Ability of NIR Spectroscopy to Determine the Biomethane Potential from Organic Wastes and Agricultural Products - BIONIR

Coordinating Institution: CRP Gabriel Lippmann
Contracting Partner(s): Administration des Services Techniques de l'Agriculture (ASTA) , Centre Wallon de Recherches Agronomiques (B) , Centre Indépendant de Promotion Fourragère (B)
From: 01/05/2009
To: 30/04/2012
Budget: 350,000.00€
Contact(s): Delfosse Philippe

Progress Summary 2009

Biomethanation plans commonly use agricultural commodities and animal effluents to feed anaerobic digesters and produce biogas consisting mainly in methane and carbon dioxide. Farmers involved in biomethanation get organic substrates analysed in order to reduce ration costs, maximise methane production and profit.

The true objective of a substrate analysis is therefore to predict the biomethane potential (BMP) and indirectly the digester performance. The determination of BMP is tedious and typically requires a digestion test elapsing over a minimum of 30 days. This long period delays drastically the decision of the farmer to incorporate a newly proposed substrate and therefore, the farmer can miss a lucrative opportunity.

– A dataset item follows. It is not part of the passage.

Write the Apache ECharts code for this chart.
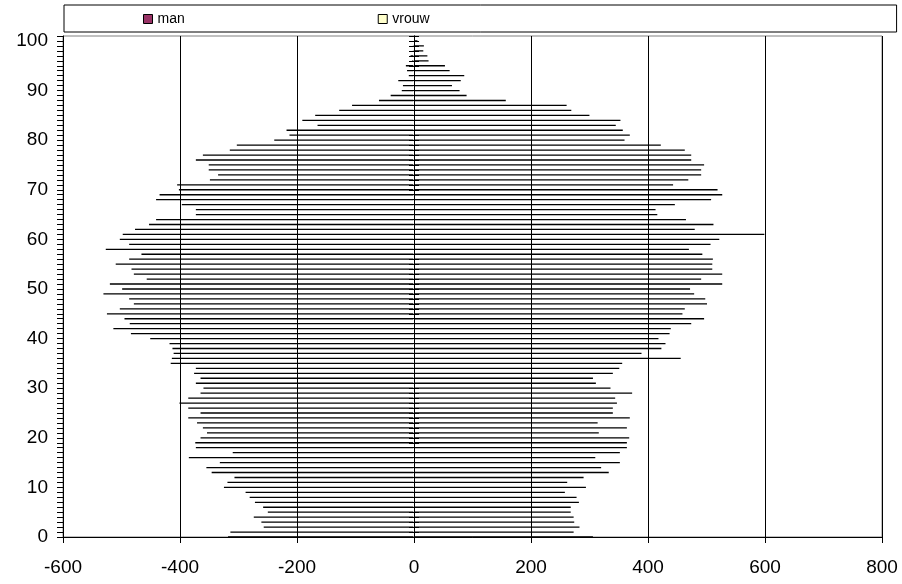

Considering the wide and successful use of Near Infrared Spectroscopy, a non-destructive and fast analytical method, in analysing forages and food, the BIONIR project has the objective (1) to assess its ability to predict the BMP, the digestion kinetics, and the H2S emission for agricultural commodities and residues, and (2) to evaluate various energy crops, with an emphasis on elucidating which part of the maize plant (corn versus stem and leaves), is more adequate for biomethanation. To achieve these objectives, a partnership has been set up that involves various specific expertises; (1) the CRP-GL for BMP determination and the substrate composition, (2) the CRA-W for the NIRS calibration and evaluation, (3) the ASTA and CIPF for providing agricultural substrates. Four maize varieties showing a range of precocity, some sorghum and sunflower varieties were cropped in Belgium (CIPF) and Luxembourg (ASTA) during the years 2008 and 2009.

The yield was determined and in the case of maize 3 dates of harvest were evaluated. The harvests were preserved as silage. All the ASTA samples and about half of the CIPF samples were analysed for their content in dry matter and organic dry matter. The infrared spectra were recorded for all the 2009 samples produced by the ASTA. A preliminary calibration realized on a limited number of maize, sorghum and sunflower samples provided promising results if the samples are grouped according to the type of organic matrix analysed (maize: R2=0.95, sorghum: R2=0.99, sunflower: R2=0.98). When all the samples are include in a unique calibration, the correlation is less attractive (R2=0.83).

The results indicate that specific calibrations will have to be elaborated for each organic matrix and that it is highly improbable that a universal model will suffice to predict BMP from any type of organic substrate.

Figure: Tropical sorghum accessions (front) and locally adapted maize varieties (back) grown in Rédange, Grand-Duchy of Luxembourg, 2007.